I’ve honestly never regretted my decision to stay home with my children. I’m not sorry for having taken them out of a school that was not meeting their academic, social or spiritual needs. I’m quite glad I stopped using the birth control pill once upon a time, I’m beyond grateful to have converted to Catholicism and come into the fullness of the faith, and I’ve just recently resolved to spend less time browsing social media, and more time reading good books. I often evaluate how we spend our time, and what things add value to our family. I hope I never give up on seeking after the good, the beautiful, and the true — the ideals — imperfect and clumsy as I am.

Last month, my husband and I were in a social setting where a fellow mother asked me pointedly, in a somewhat mocking tone of voice, what my “secret” is. (The secret, that is, to having survived being a mother to so many wretched children. She herself did not seem to enjoy being a mom, based on a number of remarks she made, and was fairly proud of it. Mostly she saw her young children as an inconvenience.) And so I fumbled around for an answer, which I confess wound up being fairly benign — something about figuring out what works, and how it gets a little easier as kids get older, and how sibling relationships are really so sweet. But even as the words were nervously spilling out of my mouth, I knew I wasn’t really touching on the deeper, more important question there. I knew that she and I were coming from two very different places, with two very different life trajectories.

And as I thought more about it later, I realized I should have ultimately replied that there is no secret, really, beyond an openness to embracing the vocation to marriage. Yes, there are practical things you can do to make life a little easier — those were the things I mentioned. And they’re important! But at the end of the day, I’ve found that the overarching key to enjoying motherhood is understanding the call to motherhood, which includes accepting that marriage is ordered toward procreation. It is seeing the dignity in the small and seemingly unseen things we mothers do. Marriage is this, and necessitates that, because God designed it so.

And it is this belief that animates what I do, and how I decide upon my ideals.

I’m reminded of Louisa May Alcott’s classic novel Little Women, where she writes of marriage and motherhood:

The household happiness did not come all at once, but John and Meg had found the key to it, and each year of married life taught them how to use it, unlocking the treasuries of real home-love and mutual helpfulness, which the poorest may possess, and the richest cannot buy. This is the sort of shelf on which young wives and mothers may consent to be laid, safe from the restless fever and fret of the world, finding loyal lovers in the little sons and daughters who cling to them, undaunted by sorrow, poverty or age; walking side by side, through fair and stormy weather, with a faithful friend, who in the true sense of the good old Saxon word, the house-band, and learning, as Meg learned, that a woman’s happiest kingdom is home, her highest honor the art of ruling it — not as a queen, but a wise wife and mother.

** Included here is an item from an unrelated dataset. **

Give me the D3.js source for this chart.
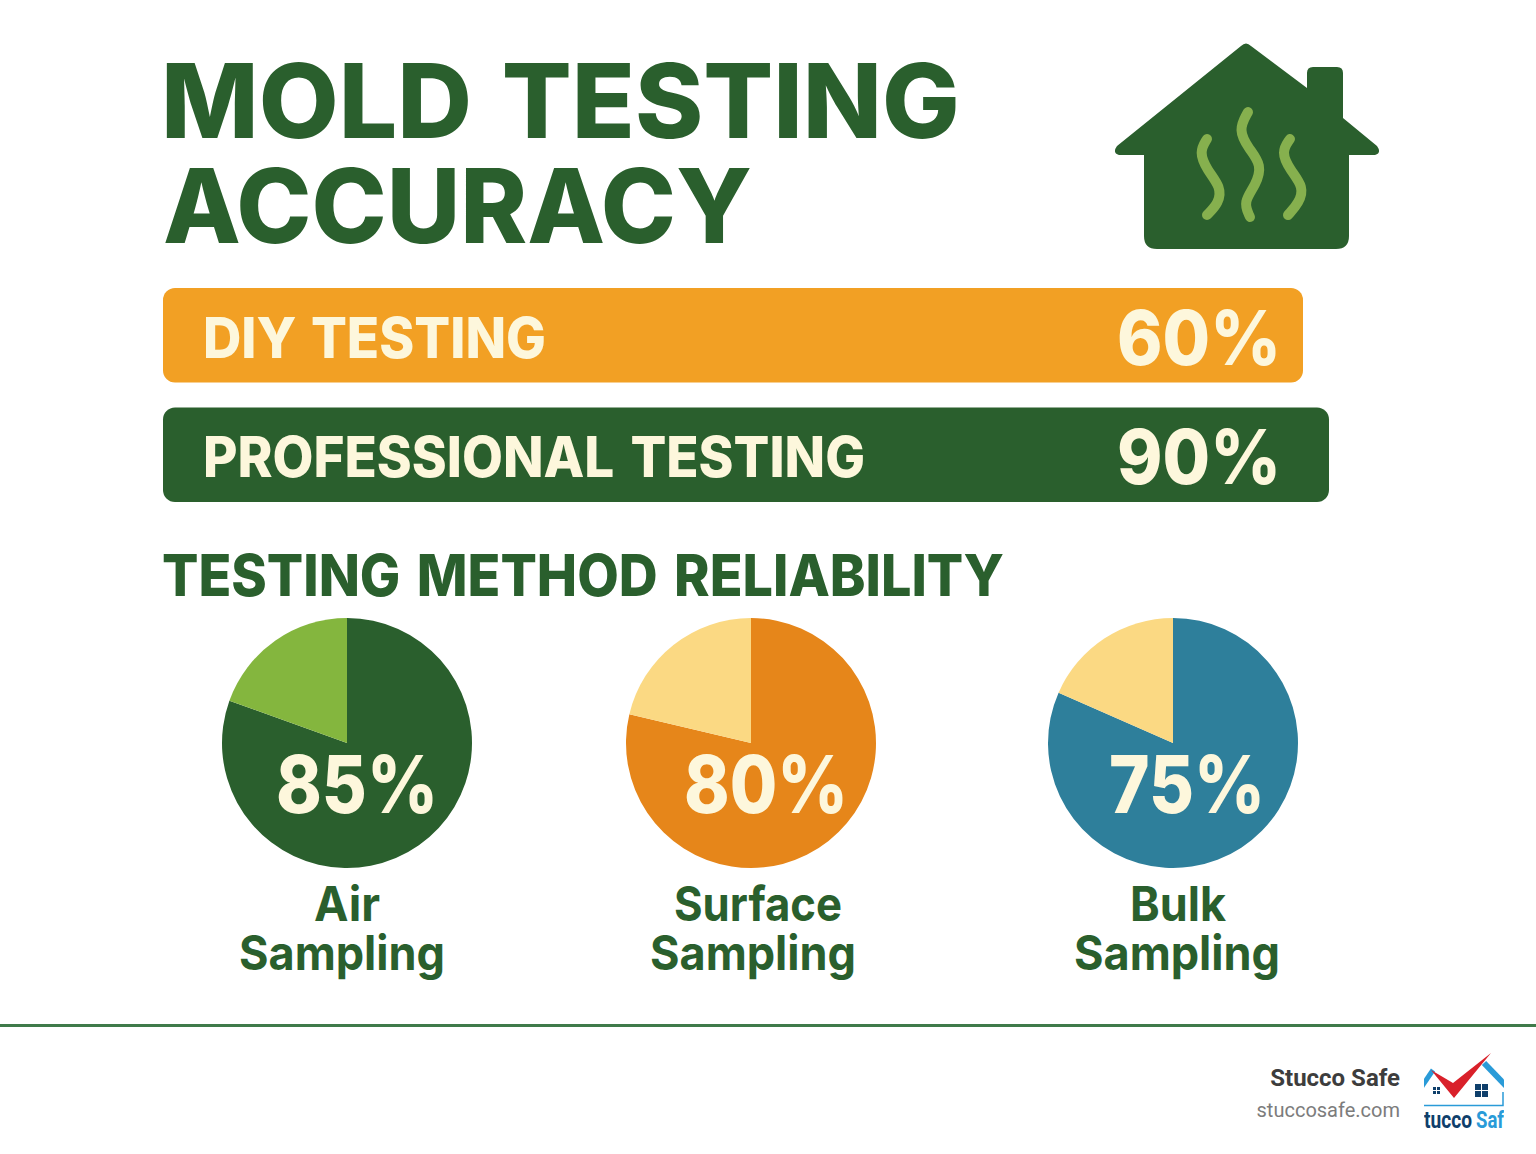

It’s a lovely picture of the quaint simpleness of domesticity, isn’t it? You can easily imagine Mr. and Mrs. Brooke going through life together, happy and fulfilled in the small things, resolute in the acceptance of their respective vocations. Someone reading this passage today will be tempted to discount it — surely Alcott’s view of women is oppressive and patriarchal, backward and completely outdated. To suggest that a woman’s devotion to hearth and home is important is, well, patently offensive.

But while real life is far from perfect, and may not so closely resemble motherhood in New England in 1869, we would do well to resist this tyranny of relativism, which compels us to deconstruct even the most beautifully poignant of literary moments. We would do well, instead, to take the author’s words for what they are: a stunning example of marriage and motherhood, worthy of imitating in some way or another. Because at the end of the day, we must not let our modern sensibilities rob us of the beauty, usefulness, and hope of achieving our ideals — whatever they may be.